Apart from whatever small dollars it wrings from anxious recipients through its mass mailers, the Claremont Institute appears to get the largest chunk of its money from Tom Klingenstein, the New York–based finance executive who serves as its current chairman.

Claremont has other funders, too. The Sarah Scaife Foundation, the Bradley Foundation, Donors Trust and the Donors Capital Fund, and the Dick and Betsy DeVos Family Foundation—all have chipped in. These are among the same groups that top the list in funding climate science denialism; the privatization of public education; the reduction of taxes for the rich, especially of inheritance taxes; and other causes known to warm the hearts of billionaires.

Thomas D. Klingenstein, a main Claremont financial backer.
NATALIE IVIS

The direct funding from ultrawealthy interests is really only part of the story of how money has made Claremont. Claremont heroes such as Ron DeSantis, Josh Hawley, and J.D. Vance are to an important extent creatures of the donor class. The money that these political leaders receive from their wealthy friends turns into power for Claremont.

It would be a simple story if the money flowing to Claremont was merely there in pursuit of financial self-interest—and to some extent it is. Many of the donors would love to deconstruct the administrative state, after all, since it stands in the way of many of their privileges and moneymaking activities. So they will put up with the raw eggs, the Bronze Age nuttery, the woman-hating, and all that, as long as it delivers lower taxes and “small government.”

But what can history tell us about this kind of compromise? What will happen to the moneyed interests if BAP gets his military dictatorship, or if Anton’s Red Caesar steps forth?
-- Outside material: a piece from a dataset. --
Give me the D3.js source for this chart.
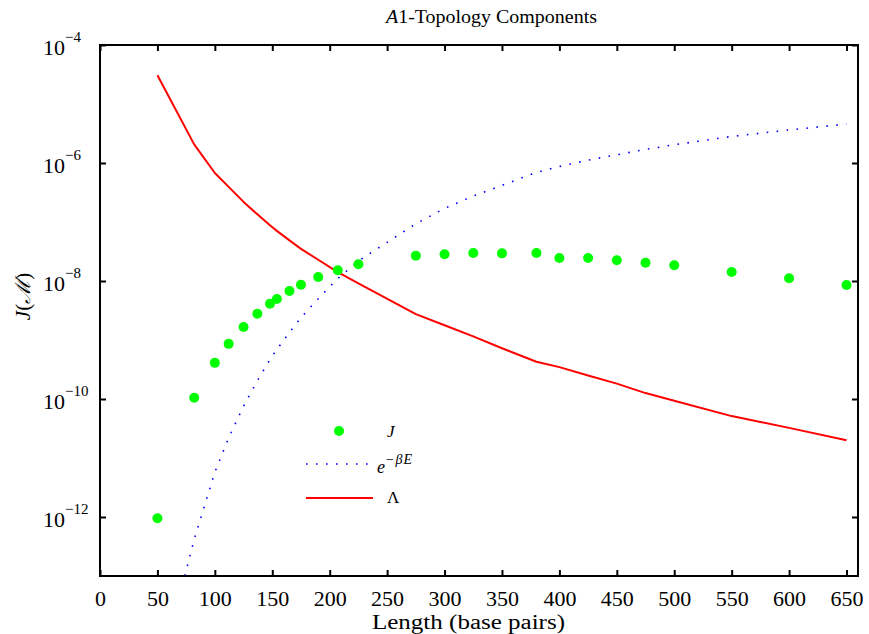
<!DOCTYPE html>
<html>
<head>
<meta charset="utf-8">
<script src="https://cdn.jsdelivr.net/npm/d3@7"></script>
<style>
  body { margin: 0; background: #fff; }
  svg text { font-family: "Liberation Serif", "DejaVu Serif", serif; fill: #000; }
</style>
</head>
<body>
<div id="chart"></div>
<script>
// chain length (base pairs)
const lengths = [50, 82, 100, 112, 125, 137, 148, 154, 165, 175, 190, 207, 225,
  275, 300, 325, 350, 380, 400, 425, 450, 475, 500, 550, 600, 650];

// J(M) (green dots)
const jValues = [9.5e-13, 1.05e-10, 4.1e-10, 8.6e-10, 1.66e-9, 2.79e-9, 4.12e-9, 4.95e-9,
  6.78e-9, 8.65e-9, 1.17e-8, 1.52e-8, 1.92e-8, 2.69e-8, 2.84e-8, 2.99e-8, 2.94e-8,
  2.99e-8, 2.45e-8, 2.45e-8, 2.24e-8, 2.04e-8, 1.85e-8, 1.42e-8, 1.11e-8, 8.55e-9];

// e^{-beta E} (blue dotted)
const boltzValues = [1.58e-15, 4.17e-13, 5.75e-12, 2.19e-11, 7.59e-11, 2.04e-10, 4.68e-10,
  6.92e-10, 1.35e-9, 2.4e-9, 5.01e-9, 1.1e-8, 2.19e-8, 9.33e-8, 1.7e-7, 2.75e-7, 4.17e-7,
  6.92e-7, 8.71e-7, 1.12e-6, 1.38e-6, 1.7e-6, 2.04e-6, 2.82e-6, 3.63e-6, 4.57e-6];

// Lambda (red line)
const lambdaValues = [3.06e-5, 2.07e-6, 6.76e-7, 3.94e-7, 2.19e-7, 1.35e-7, 8.79e-8, 7.08e-8,
  4.89e-8, 3.5e-8, 2.29e-8, 1.41e-8, 9.12e-9, 2.75e-9, 1.78e-9, 1.15e-9, 7.24e-10,
  4.27e-10, 3.47e-10, 2.51e-10, 1.82e-10, 1.26e-10, 9.33e-11, 5.13e-11, 3.24e-11, 2.0e-11];

const xTicks = d3.range(0, 651, 50);
const yTickExps = [-4, -6, -8, -10, -12];

const width = 869;
const height = 634;
const margin = { left: 100, right: 11, top: 45, bottom: 58 };

const svg = d3.select("#chart")
  .append("svg")
  .attr("width", width)
  .attr("height", height);

const x = d3.scaleLinear()
  .domain([0, 660])
  .range([margin.left, width - margin.right]);

const y = d3.scaleLog()
  .domain([1e-13, 1e-4])
  .range([height - margin.bottom, margin.top]);

svg.append("defs").append("clipPath")
  .attr("id", "plot-clip")
  .append("rect")
  .attr("x", x(0))
  .attr("y", y(1e-4))
  .attr("width", x(660) - x(0))
  .attr("height", y(1e-13) - y(1e-4));

const plot = svg.append("g").attr("clip-path", "url(#plot-clip)");

const rows = lengths.map((L, i) => ({ L, j: jValues[i], b: boltzValues[i], lam: lambdaValues[i] }));

// blue dotted
plot.append("path")
  .datum(rows)
  .attr("fill", "none")
  .attr("stroke", "#0000ff")
  .attr("stroke-width", 1.6)
  .attr("stroke-dasharray", "1.6 8.4")
  .attr("d", d3.line().x(d => x(d.L)).y(d => y(d.b)));

// red line
plot.append("path")
  .datum(rows)
  .attr("fill", "none")
  .attr("stroke", "#ff0000")
  .attr("stroke-width", 2)
  .attr("stroke-linejoin", "round")
  .attr("d", d3.line().x(d => x(d.L)).y(d => y(d.lam)));

// green dots
plot.selectAll("circle")
  .data(rows)
  .join("circle")
  .attr("cx", d => x(d.L))
  .attr("cy", d => y(d.j))
  .attr("r", 5)
  .attr("fill", "#00ff00");

// axes (ticks inward on all sides)
const axisStyle = g => {
  g.select(".domain").remove();
  g.selectAll("line").attr("stroke", "#000").attr("stroke-width", 2);
};

svg.append("g")
  .attr("transform", `translate(0,${y(1e-13)})`)
  .call(d3.axisBottom(x).tickValues(xTicks).tickSize(-6).tickPadding(14))
  .call(axisStyle)
  .call(g => g.selectAll("text").attr("font-size", 22).attr("font-family", "Liberation Serif"));

svg.append("g")
  .attr("transform", `translate(0,${y(1e-4)})`)
  .call(d3.axisTop(x).tickValues(xTicks).tickSize(-6).tickFormat(""))
  .call(axisStyle);

const yTickVals = yTickExps.map(e => Math.pow(10, e));

svg.append("g")
  .attr("transform", `translate(${x(0)},0)`)
  .call(d3.axisLeft(y).tickValues(yTickVals).tickSize(-6).tickFormat(""))
  .call(axisStyle);

svg.append("g")
  .attr("transform", `translate(${x(660)},0)`)
  .call(d3.axisRight(y).tickValues(yTickVals).tickSize(-6).tickFormat(""))
  .call(axisStyle);

// y tick labels 10^e
const yLabels = svg.append("g")
  .selectAll("text")
  .data(yTickExps)
  .join("text")
  .attr("x", 43)
  .attr("y", e => y(Math.pow(10, e)) + 10)
  .attr("font-size", 22);
yLabels.append("tspan").text("10");
yLabels.append("tspan")
  .attr("dy", -13)
  .attr("font-size", 15)
  .text(e => "\u2212" + Math.abs(e));

// frame
svg.append("rect")
  .attr("x", x(0))
  .attr("y", y(1e-4))
  .attr("width", x(660) - x(0))
  .attr("height", y(1e-13) - y(1e-4))
  .attr("fill", "none")
  .attr("stroke", "#000")
  .attr("stroke-width", 2);

// title
const title = svg.append("text")
  .attr("x", 386)
  .attr("y", 23)
  .attr("font-size", 19)
  .attr("textLength", 211)
  .attr("lengthAdjust", "spacingAndGlyphs");
title.append("tspan").attr("font-style", "italic").text("A");
title.append("tspan").text("1-Topology Components");

// x label
svg.append("text")
  .attr("x", 372)
  .attr("y", 629)
  .attr("font-size", 20)
  .attr("textLength", 193)
  .attr("lengthAdjust", "spacingAndGlyphs")
  .text("Length (base pairs)");

// y label
const yl = svg.append("text")
  .attr("transform", `translate(30,${(y(1e-4) + y(1e-13)) / 2 - 14}) rotate(-90)`)
  .attr("text-anchor", "middle")
  .attr("font-size", 21);
yl.append("tspan").attr("font-style", "italic").text("J");
yl.append("tspan").text("(");
yl.append("tspan").attr("font-style", "italic").text("\u2133");
yl.append("tspan").text(")");

// legend
const legend = svg.append("g");
legend.append("circle").attr("cx", 339).attr("cy", 431).attr("r", 5).attr("fill", "#00ff00");
legend.append("text").attr("x", 387).attr("y", 437).attr("font-size", 17)
  .attr("font-style", "italic").text("J");

legend.append("line")
  .attr("x1", 306).attr("x2", 368).attr("y1", 464).attr("y2", 464)
  .attr("stroke", "#0000ff").attr("stroke-width", 1.6).attr("stroke-dasharray", "1.6 8.4");
const eText = legend.append("text").attr("x", 377).attr("y", 473).attr("font-size", 18)
  .attr("font-style", "italic");
eText.append("tspan").text("e");
eText.append("tspan").attr("dy", -9).attr("font-size", 14).attr("letter-spacing", 1).text("\u2212\u03b2E");

legend.append("line")
  .attr("x1", 306).attr("x2", 373).attr("y1", 498).attr("y2", 498)
  .attr("stroke", "#ff0000").attr("stroke-width", 2);
legend.append("text").attr("x", 387).attr("y", 503).attr("font-size", 17).text("\u039b");
</script>
</body>
</html>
I put the question to Steve Schmidt, and he lit up with enthusiasm. He urged me to read a speech that Hitler gave in 1932 in Dusseldorf to an audience of business executives. Hitler makes an explicit argument against democracy, he said, and “it’s not an unsophisticated argument—it’s what Tucker Carlson said every night on Fox and now on Twitter.” The core of the argument, in its American form, is that “America needs a Caesar.” Why does America need a Caesar? “To protect freedom and liberty—because democracy threatens the privilege of those who ‘built the country,’” Schmidt continued: “All fascist movements require the cooperation and capitulation of conservative movements. The conservative party is the party that is devoured by fascism in any type of right-wing fascist descent.”

Having spent a fair amount of time exploring the mind of Claremont in preparation for this piece, I find Schmidt’s analysis extremely convincing. It does, however, leave me with a loose end that I think of as the Klingenstein problem. When we suggest that conservatives are cooperating with and capitulating to authoritarians, we are supposing that they still see the alliance in rational, transactional terms. We implicitly assume that they know that they are making a pact with the devil, and we fault them for a moral failure or perhaps a lack of foresight. But that doesn’t describe Klingenstein at all. He clearly has been drinking the same Kool-Aid that was intended for the working classes. He isn’t capitulating to the forces that promise to destroy the foundations of his own wealth and privilege; he actively wants to become one with them.

The kind of authoritarianism that Claremont is peddling did not happen to the conservative movement by accident. It is the predictable result of the massive investment that conservative money made over the past 50-plus years in polluting American political discourse with its massive complex of ideological factories. When you spend enough to spread unreasonable ideas, you will get an unreasonable society. You might even become a bit of a crank yourself. It goes back to a problem at least as old as Plato. If your power depends on lying to the people, that doesn’t make you noble. It just leaves you with a choice: Accept that you are a fraud, or embrace the lie.